Cloudflare Workers AI + Kimi K2.5: An Agent Operations Playbook for Platform Teams
Cloudflare’s launch of large-model support in Workers AI, beginning with Kimi K2.5, is more than a model catalog event. It is an inflection point for teams that are exhausted by “multi-vendor glue architecture” for AI agents.
Reference: https://blog.cloudflare.com/workers-ai-large-models/
If your organization currently runs prompts on one provider, orchestration on another, and memory/state in loosely managed services, this release creates a realistic path to simplify operations without giving up performance.
What changed from an operator perspective
Most engineering blogs focus on benchmark numbers. Operators should care about different questions:
- Can we keep session behavior stable across retries?
- Can we enforce policy close to execution?
- Can we explain cost spikes by workflow and tenant?
- Can one on-call team actually debug incidents end to end?
Workers AI with large-model support matters because it allows these questions to be answered in one operational boundary.
A practical reference architecture
A workable architecture for mid-to-large teams:
- Workers as API ingress, auth, request validation, and policy gateway.
- Durable Objects as strongly-consistent session coordinators.
- Workers AI as model execution layer (Kimi K2.5 for long-context agent tasks).
- Workflows for long-running, retry-heavy, multi-step jobs.
- R2/KV for artifacts, retrieval snapshots, and policy evidence.
This model reduces hidden coupling. Instead of every team owning custom wrappers around third-party APIs, platform teams define reusable execution contracts.
Session affinity is reliability engineering, not optimization trivia
Cloudflare’s guidance around x-session-affinity and prefix caching should be treated as reliability controls.
Without session locality:
- first-token latency becomes volatile,
- retry behavior diverges,
- tool invocation sequences become hard to reproduce,
- cost forecasting drifts.
With session locality and periodic summarization, you can make agent behavior measurable. Track at least these metrics:
- p50/p95 time-to-first-token by workflow,
- cache hit ratio by prompt family,
- retry success rates,
- per-session token growth slope.
FinOps controls that actually move spend
The fastest way to overspend on large models is to rely on post-hoc dashboards. High-performing teams implement control points before tokens are burned:
- Checkpoint summarization every N turns.
- Task-class routing (cheap model for extraction; expensive model for ambiguous reasoning).
- Tool output normalization to cap prompt inflation.
- Budget-aware fallback policy for non-critical requests.
A useful rule: cost controls should be encoded in workflow design, not in “please be concise” prompt text.
Security model for agent execution
Treat agent systems like distributed transaction systems with untrusted I/O:
- enforce destination allowlists before outbound tool calls,
- tokenize and redact sensitive entities before persistence,
- log immutable policy decisions with correlation IDs,
- separate operator credentials from runtime credentials.

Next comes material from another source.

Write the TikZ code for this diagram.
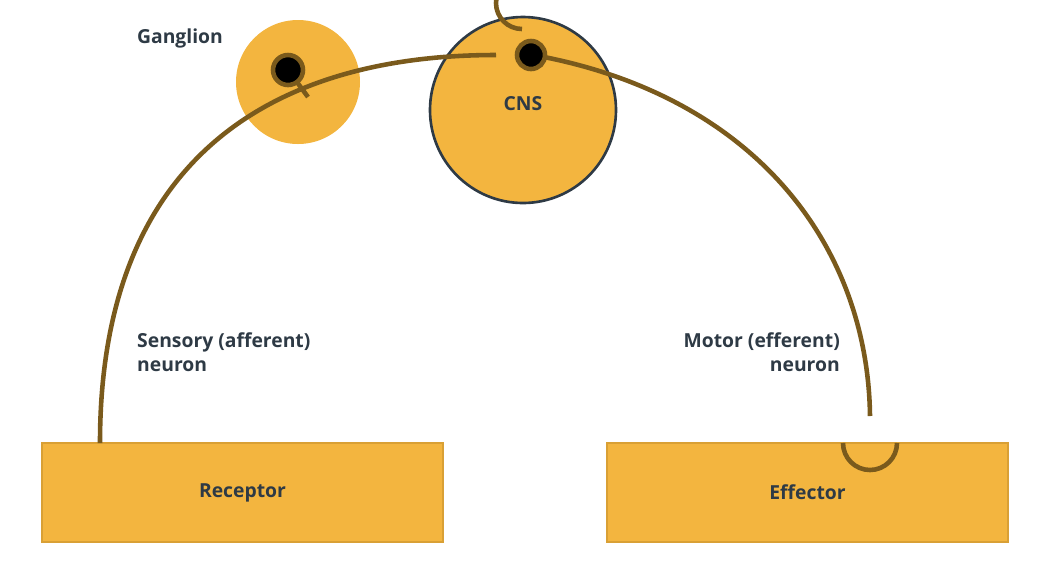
\documentclass[tikz,border=0pt]{standalone}
\usepackage{fontspec}
\setmainfont{Open Sans}
\definecolor{gold}{HTML}{F3B53F}
\definecolor{goldedge}{HTML}{D9A035}
\definecolor{nerve}{HTML}{7A5A1C}
\definecolor{ink}{HTML}{2E3A45}
\begin{document}
\begin{tikzpicture}[x=0.02cm,y=-0.02cm]
\tikzset{every node/.style={font=\fontsize{11}{14}\selectfont\bfseries,text=ink},
  organ/.style={draw=goldedge,fill=gold,line width=1pt,minimum width=8.02cm,minimum height=1.98cm},
  nerve/.style={draw=nerve,line width=2.6pt}}
    \useasboundingbox (0,0) rectangle (1056,566);
    \node[organ] (rec) at (242.5,492.5) {Receptor};
    \node[organ] (eff) at (807.5,492.5) {Effector};
    \fill[gold] (298,82) circle (62);
    \draw[ink,fill=gold,line width=1.5pt] (523,110) circle (93);
    \node (gl) at (180,38) {Ganglion};
    \node (cns) at (523,104) {CNS};

    \coordinate (s0) at (100,443);
    \coordinate (s1) at (496,55);
    \coordinate (m0) at (544,57);
    \coordinate (m1) at (870,416);
    \draw[nerve] (s0) .. controls (100,160) and (270,55) .. (s1);
    \draw[nerve] (m0) .. controls (760,100) and (868,250) .. (m1);
    \draw[nerve] (288,70) -- (308,97);
    \fill[nerve] (288,70) circle (15);
    \draw[nerve] (522,29) arc (90:270:26);
    \fill[nerve] (531,55) circle (14);
    \draw[nerve] (843,443) arc (180:0:27);

    \node[align=left,anchor=north west] (sn) at (131,326) {Sensory (afferent)\\neuron};
    \node[align=right,anchor=north east] (mn) at (846,326) {Motor (efferent)\\neuron};
\end{tikzpicture}
\end{document}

This gives you forensic clarity when an incident happens. “The model decided this” is not an acceptable root-cause report.
30-60-90 day rollout plan
Day 0-30: Baseline and instrumentation
- collect latency, failure, and cost baseline by endpoint,
- define top 3 agent workflows to migrate,
- establish policy taxonomy (allowed tools, forbidden tools, escalation paths).
Day 31-60: Controlled migration
- move one workflow to Workers + Durable Objects + Workers AI,
- enforce session affinity,
- introduce checkpoint summaries and trace IDs,
- run side-by-side with existing architecture.
Day 61-90: Harden and scale
- migrate remaining workflows,
- tune cache strategy and routing thresholds,
- codify SLOs for latency and recovery,
- standardize incident runbooks.
Common migration mistakes
- Migrating prompts before migrating observability.
- Treating cost as a finance report instead of an architecture property.
- Allowing tool calls directly from prompt text without policy mediation.
- Ignoring session-level consistency in favor of global statelessness.
Closing
Workers AI large-model support is strategically important because it collapses AI-agent execution and operational governance into a smaller control surface. Teams that design around session consistency, policy enforcement, and cost-aware workflows will ship faster and debug less.